Institutional Exposure and Sentiment Shift

Beyond corporate treasury purchases, surveys showed growing interest from family offices and institutional allocators late in the year — with a substantial fraction either exploring or expanding crypto exposure. However, rising exposure has been balanced by caution: recent volatility and a sizable cap contraction year-to-date have kept allocations headline-driven rather than blanket endorsements of speculative upside.

What this means for supply/demand

More institutional demand increases baseline bid size over time, but it doesn’t eliminate short-term liquidity gaps. Institutional flows tend to be lumpy and long-dated, which can tighten available float at certain price levels and make order-book gaps larger during holidays or macro events.
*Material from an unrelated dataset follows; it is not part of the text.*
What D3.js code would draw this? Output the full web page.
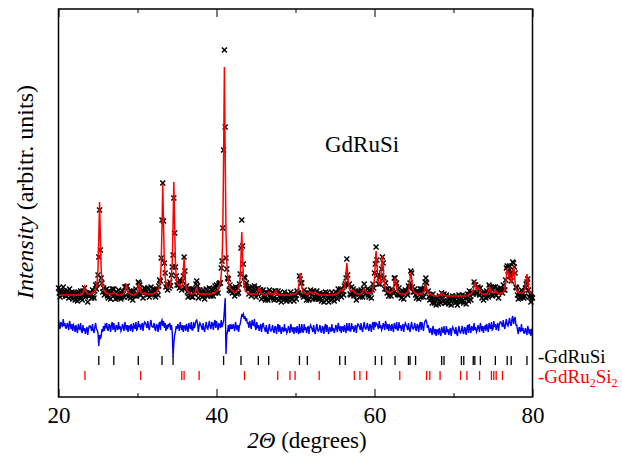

Trading Takeaways: Practical Levels and Risk Management

For active traders and allocators, the week highlights a few concrete rules of thumb:

  • Monitor volume, not just price. Thin volume amplifies the impact of large orders; a move on low volume has weaker confirmation than a move on healthy volume.
  • Watch corporate accumulation flows for directional bias. Repeated, measured buys from treasury holders create persistent bid support at lower timeframes.
  • Set wider stops during holiday-thin sessions. Liquidity gaps can run stops mechanically before refilling, producing false breakouts or breakdowns.
  • Track derivatives skew. When spot liquidity is thin, options and futures positioning can increase realized volatility if gamma or funding regimes shift rapidly.

Conclusion

The late-December episode — a sizable Strategy acquisition paired with a short-lived push above $90K and subsequent retreat — is a textbook example of how concentrated institutional activity and seasonal liquidity vacuums interact. For traders, it reinforces the importance of volume-aware analysis and conservative risk sizing around holidays. For longer-term allocators, the continued presence of corporate and family-office buys indicates that demand-side fundamentals remain at work, even as short-term volatility persists.

Expect price stability to hinge on the return of normal trading depth and any fresh institutional programs or regulatory clarity early in the new year. Until then, discrete large flows will continue to move price more than headline sentiment alone.